Il est aberrant que le Québec ait un taux de pauvreté aussi élévé alors qu’en 2002, il s’est doté d’une loi qui vise à réduire la pauvreté à un taux équivalent à celui des pays scandinaves. Depuis l’adoption de cette loi, les politiques ne vont pas réellement dans le sens de cet engagement. Une telle loi implique un défi de taille, c’est-à-dire agir à tous les niveaux : santé, logement, transport et emploi. Par exemple, pour que les gens puissent consulter leur professionnel de la santé dentaire, ils doivent pouvoir se déplacer à un prix raisonnable. Cinq dollars pour prendre le bus et aller chez le dentiste, c’est beaucoup, surtout si on a d’autres préoccupations comme se loger et se nourrir décemment.
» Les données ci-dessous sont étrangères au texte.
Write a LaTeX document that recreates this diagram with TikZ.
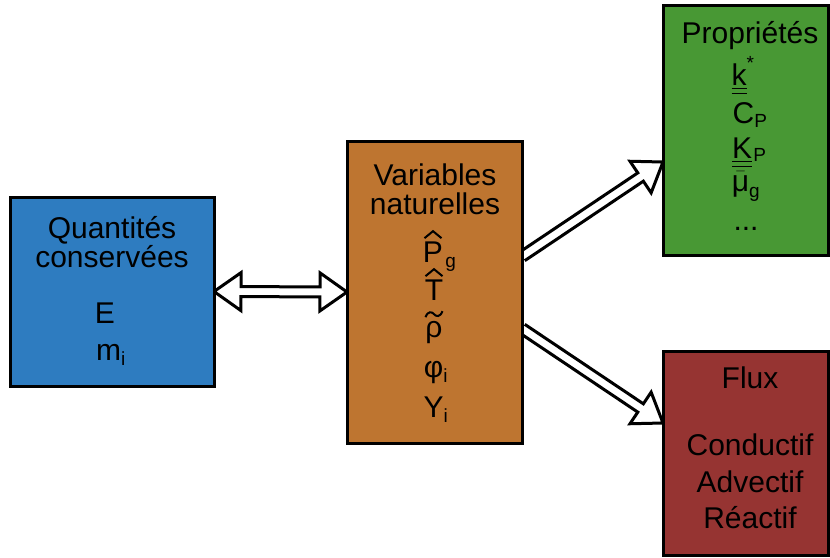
\documentclass[tikz,border=0pt]{standalone}
\usepackage{amsmath}
\usepackage{fontspec}
\setmainfont{Liberation Sans}
\DeclareMathSizes{30}{30}{19}{14}
\usetikzlibrary{calc}
\pgfdeclarelayer{background}
\pgfsetlayers{background,main}
\definecolor{cblue}{HTML}{2E7CC0}
\definecolor{corange}{HTML}{BE7530}
\definecolor{cgreen}{HTML}{489834}
\definecolor{cred}{HTML}{963432}
\tikzset{
  box/.style={draw=black, line width=3pt, inner sep=0pt, outer sep=0pt},
  txt/.style={anchor=base, inner sep=0pt, font=\fontsize{30}{30}\selectfont},
  subtxt/.style={anchor=base west, inner sep=0pt, font=\fontsize{19}{19}\selectfont},
  accent/.style={draw=black, line width=2pt, line join=miter},
  arrowline/.style={draw=black, fill=white, line width=3pt, line join=miter},
}
\newcommand\onearrow[3]{% #1 name, #2 from, #3 to
  \coordinate (#1b) at ($(#3)!27pt!(#2)$);
  \filldraw[arrowline] ($(#2)!5pt!90:(#3)$) -- ($(#1b)!5pt!90:(#3)$) -- ($(#1b)!19pt!90:(#3)$) -- (#3)
    -- ($(#1b)!19pt!-90:(#3)$) -- ($(#1b)!5pt!-90:(#3)$) -- ($(#2)!5pt!-90:(#3)$);
}
\newcommand\twoarrow[3]{% #1 name, #2 from, #3 to
  \coordinate (#1a) at ($(#2)!27pt!(#3)$);
  \coordinate (#1b) at ($(#3)!27pt!(#2)$);
  \filldraw[arrowline] (#2) -- ($(#1a)!19pt!90:(#3)$) -- ($(#1a)!5pt!90:(#3)$) -- ($(#1b)!5pt!90:(#3)$)
    -- ($(#1b)!19pt!90:(#3)$) -- (#3) -- ($(#1b)!19pt!-90:(#3)$) -- ($(#1b)!5pt!-90:(#3)$)
    -- ($(#1a)!5pt!-90:(#3)$) -- ($(#1a)!19pt!-90:(#3)$) -- cycle;
}
\begin{document}
\begin{tikzpicture}[x=1pt,y=-1pt]
\useasboundingbox (0,0) rectangle (830,557);
% boxes
\node[box, fill=cblue, minimum width=204pt, minimum height=189pt] (cons) at (112,291.5) {};
\node[box, fill=corange, minimum width=175pt, minimum height=302pt] (var) at (434.5,292) {};
\node[box, fill=cgreen, minimum width=165pt, minimum height=250pt] (prop) at (745.5,130) {};
\node[box, fill=cred, minimum width=165pt, minimum height=204pt] (flux) at (745.5,453) {};
% arrow end points
\coordinate (h1) at (cons.east);
\coordinate (h2) at (var.west);
\coordinate (u1) at (var.east |- 0,256.5);
\coordinate (u2) at (prop.west |- 0,162);
\coordinate (d1) at (var.east |- 0,328.5);
\coordinate (d2) at (flux.west |- 0,423);
\begin{pgfonlayer}{background}
\twoarrow{ah}{h1}{h2}
\onearrow{au}{u1}{u2}
\onearrow{ad}{d1}{d2}
\end{pgfonlayer}
% texts: conserved quantities
\node[txt] (c1) at (112,238) {Quantités};
\node[txt] (c2) at (112,267) {conservées};
\node[txt] (c3) at (105,323) {E};
\node[txt] (c4) at (111,360) {m$_{\text{i}}$};
% natural variables
\node[txt] (v1) at (435,185) {Variables};
\node[txt] (v2) at (435,214) {naturelles};
\node[txt] (v3) at (433,262) {P};
\node[subtxt] (v3s) at ([xshift=2pt,yshift=-5pt]v3.base east) {g};
\draw[accent] ($(v3.north)+(-8.5,-3)$) -- ($(v3.north)+(0,-10)$) -- ($(v3.north)+(8.5,-3)$);
\node[txt] (v4) at (434,300) {T};
\draw[accent] ($(v4.north)+(-8.5,-3)$) -- ($(v4.north)+(0,-10)$) -- ($(v4.north)+(8.5,-3)$);
\node[txt] (v5) at (434,337) {ρ};
\draw[accent] ($(v5.north)+(-8.5,-3.5)$) .. controls +(2.5,-6.5) and +(-2,-2.5) .. ($(v5.north)+(0,-6.5)$)
   .. controls +(2,2.5) and +(-2.5,6.5) .. ($(v5.north)+(8.5,-9.5)$);
\node[txt] (v6) at (436,377) {φ$_{\text{i}}$};
\node[txt] (v7) at (436,417) {Y$_{\text{i}}$};
% properties
\node[txt] (p1) at (750,43) {Propriétés};
\node[txt] (p2) at (743,85) {$\underline{\underline{\text{k}}}^{\text{*}}$};
\node[txt] (p3) at (750,123) {C$_{\text{P}}$};
\node[txt] (p4) at (742,158) {$\underline{\underline{\text{K}}}$};
\node[subtxt] (p4s) at ([xshift=1pt,yshift=-3pt]p4.base east) {P};
\node[txt] (p5) at (746,191) {$\bar{\text{μ}}_{\text{g}}$};
\node[txt] (p6) at (746,230) {...};
% flux
\node[txt] (f1) at (750,388) {Flux};
\node[txt] (f2) at (750,455) {Conductif};
\node[txt] (f3) at (750,492) {Advectif};
\node[txt] (f4) at (750,528) {Réactif};
\end{tikzpicture}
\end{document}
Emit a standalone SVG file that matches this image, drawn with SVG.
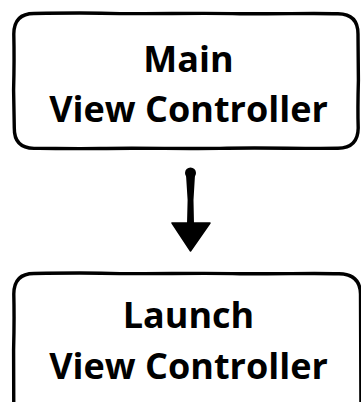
<svg xmlns="http://www.w3.org/2000/svg" width="361" height="402" viewBox="0 0 361 402">
<style>
.box{fill:#fff;stroke:#000;stroke-width:3.4;stroke-linejoin:round;stroke-linecap:round}
.lbl{font-family:"Open Sans","Noto Sans","DejaVu Sans",sans-serif;font-weight:bold;font-size:36px;fill:#000;text-anchor:middle}
</style>
<rect width="361" height="402" fill="#fff"/>
<g id="node-main">
<path class="box" d="M34,13.5 C60,13 90,12.6 120,13.6 C160,14 200,12.8 240,13.7 C280,14.2 310,13 338,13.8 Q358,14 358,34 L358.4,80 Q357.6,110 358.2,128 Q358,148 338,148.3 C300,148.8 260,147.4 220,148.4 C180,149 140,147.6 100,148.5 C70,149 50,148.2 34,148.4 Q14,148 14.3,128 L13.6,90 Q14.4,60 13.8,34 Q14,13.5 34,13.5 Z"/>
<text class="lbl" x="188.5" y="72">Main</text>
<text class="lbl" x="188.5" y="122">View Controller</text>
</g>
<g id="node-launch">
<path class="box" d="M34,273.5 C60,273 90,272.6 120,273.6 C160,274 200,272.8 240,273.7 C280,274.2 310,273 339,273.8 Q360,274 360.5,294 L361,420 L13.8,420 L13.6,350 Q14.4,320 13.8,294 Q14,273.5 34,273.5 Z"/>
<text class="lbl" x="188.5" y="328">Launch</text>
<text class="lbl" x="188.5" y="379">View Controller</text>
</g>
<g id="connectors">
<circle cx="190.5" cy="173" r="5.5" fill="#000"/>
<path d="M186,175 L195,175 L193.5,200 L194,224 L187,224 L187.6,200 Z" fill="#000"/>
<path d="M172,223 L210,223 L190.5,251 Z" fill="#000" stroke="#000" stroke-width="1.5" stroke-linejoin="round"/>
</g>
</svg>
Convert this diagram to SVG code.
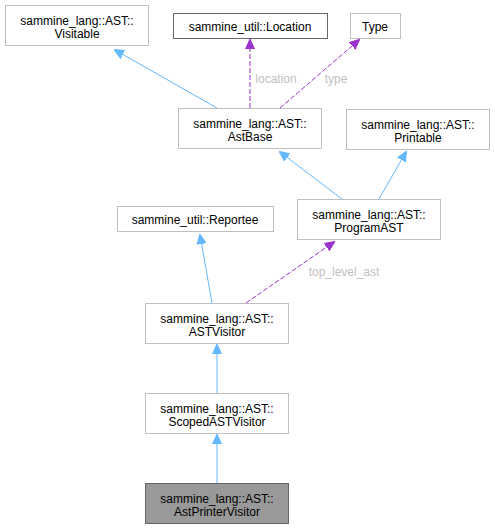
<svg xmlns="http://www.w3.org/2000/svg" width="495" height="529" viewBox="0 0 495 529">
<defs>
<marker id="ab" markerWidth="10" markerHeight="10" refX="9" refY="5" orient="auto" markerUnits="userSpaceOnUse"><path d="M0,0.5 L10,5 L0,9.5 Z" fill="#63b8ff" stroke="#63b8ff"/></marker>
<marker id="ap" markerWidth="10" markerHeight="10" refX="9" refY="5" orient="auto" markerUnits="userSpaceOnUse"><path d="M0,0.5 L10,5 L0,9.5 Z" fill="#9a32cd" stroke="#9a32cd"/></marker>
</defs>
<style>
.n rect{fill:#fff;stroke:#bfbfbf;stroke-width:1}
.n text,.l{font-family:"Liberation Sans",Arial,sans-serif;font-size:12px;text-anchor:middle}
.n text{fill:#000}
.l{fill:#bfbfbf}
.b{stroke:#63b8ff;fill:none;marker-end:url(#ab)}
.p{stroke:#9a32cd;fill:none;stroke-dasharray:5,2;marker-end:url(#ap)}
</style>
<rect width="495" height="529" fill="#fff"/>
<g id="connectors">
<path class="b" d="M217,108 L115,50"/>
<path class="p" d="M250,108 L250,40"/>
<path class="p" d="M280,108 L359,40"/>
<path class="b" d="M342,199 L280,152"/>
<path class="b" d="M379,199 L406,152"/>
<path class="b" d="M212,303 L200,235"/>
<path class="p" d="M246,303 L334,242"/>
<path class="b" d="M217,393 L217,345"/>
<path class="b" d="M217,483 L217,435"/>
<text class="l" x="276" y="83">location</text>
<text class="l" x="336" y="83">type</text>
<text class="l" x="344" y="276">top_level_ast</text>
</g>
<g id="visitable" class="n"><rect x="5.5" y="5.5" width="143" height="40"/><text x="77" y="25">sammine_lang::AST::</text><text x="77" y="38">Visitable</text></g>
<g id="location" class="n"><rect x="173.5" y="13.5" width="154" height="25" style="stroke:#666"/><text x="250" y="31">sammine_util::Location</text></g>
<g id="type" class="n"><rect x="350.5" y="13.5" width="50" height="25"/><text x="375" y="31">Type</text></g>
<g id="astbase" class="n"><rect x="178.5" y="108.5" width="143" height="40"/><text x="250" y="128">sammine_lang::AST::</text><text x="250" y="141">AstBase</text></g>
<g id="printable" class="n"><rect x="346.5" y="109.5" width="143" height="40"/><text x="418" y="129">sammine_lang::AST::</text><text x="418" y="142">Printable</text></g>
<g id="programast" class="n"><rect x="297.5" y="199.5" width="143" height="40"/><text x="369" y="219">sammine_lang::AST::</text><text x="369" y="232">ProgramAST</text></g>
<g id="reportee" class="n"><rect x="117.5" y="206.5" width="156" height="25"/><text x="195" y="224">sammine_util::Reportee</text></g>
<g id="astvisitor" class="n"><rect x="145.5" y="303.5" width="143" height="40"/><text x="217" y="323">sammine_lang::AST::</text><text x="217" y="336">ASTVisitor</text></g>
<g id="scopedastvisitor" class="n"><rect x="145.5" y="393.5" width="143" height="40"/><text x="217" y="413">sammine_lang::AST::</text><text x="217" y="426">ScopedASTVisitor</text></g>
<g id="astprintervisitor" class="n"><rect x="145.5" y="483.5" width="143" height="40" style="fill:#999;stroke:#666"/><text x="217" y="503">sammine_lang::AST::</text><text x="217" y="516">AstPrinterVisitor</text></g>
</svg>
Avec le risque de subir des préjugés de la secrétaire, de l’hygiéniste dentaire, du dentiste ou des autres patients, l’expérience « d’aller chez le dentiste » est un rappel de leur situation de pauvreté.

Avoir un idéal

La vision sociale de la dentisterie doit être intégrée dans la formation des futurs dentistes, autant dans le mode de recrutement que d’enseignement. Par exemple, à la faculté de médecine dentaire de l’Université McGill, un cours sur la pauvreté est en préparation afin de sensibiliser les professionnels et les étudiants aux questions de pauvreté et lutter contre les clichés et les préjugés. Le dévouement pour autrui et la générosité envers le patient, valorisés dans l’image professionnelle du médecin, doivent l’être également dans le cabinet dentaire. L’intérêt du patient devrait passer avant celui du professionnel, tel qu’écrit dans le serment d’Hippocrate. Cependant, le problème ne peut pas être réglé qu’en changeant la mentalité des dentistes. Il faut rêver, mais agir aussi.

Ainsi, augmenter la couverture des soins aiderait largement les personnes à entretenir leur santé dentaire; celui qui ne peut payer devrait avoir droit à des soins gratuits. Le fluor, qui aide à réduire le nombre de caries en particulier chez les enfants, pourrait être intégré à l’eau potable comme c’est actuellement le cas dans certaines grandes villes telle New York. En favorisant des stratégies de recherche où l’accent est mis sur le croisement des savoirs et sur une approche participative, nous arriverons à des résultats qui rendent mieux compte de la réalité. Les dentistes ne sont pas pires que les autres. J’aimerais simplement qu’ils s’améliorent et qu’ils aient un idéal.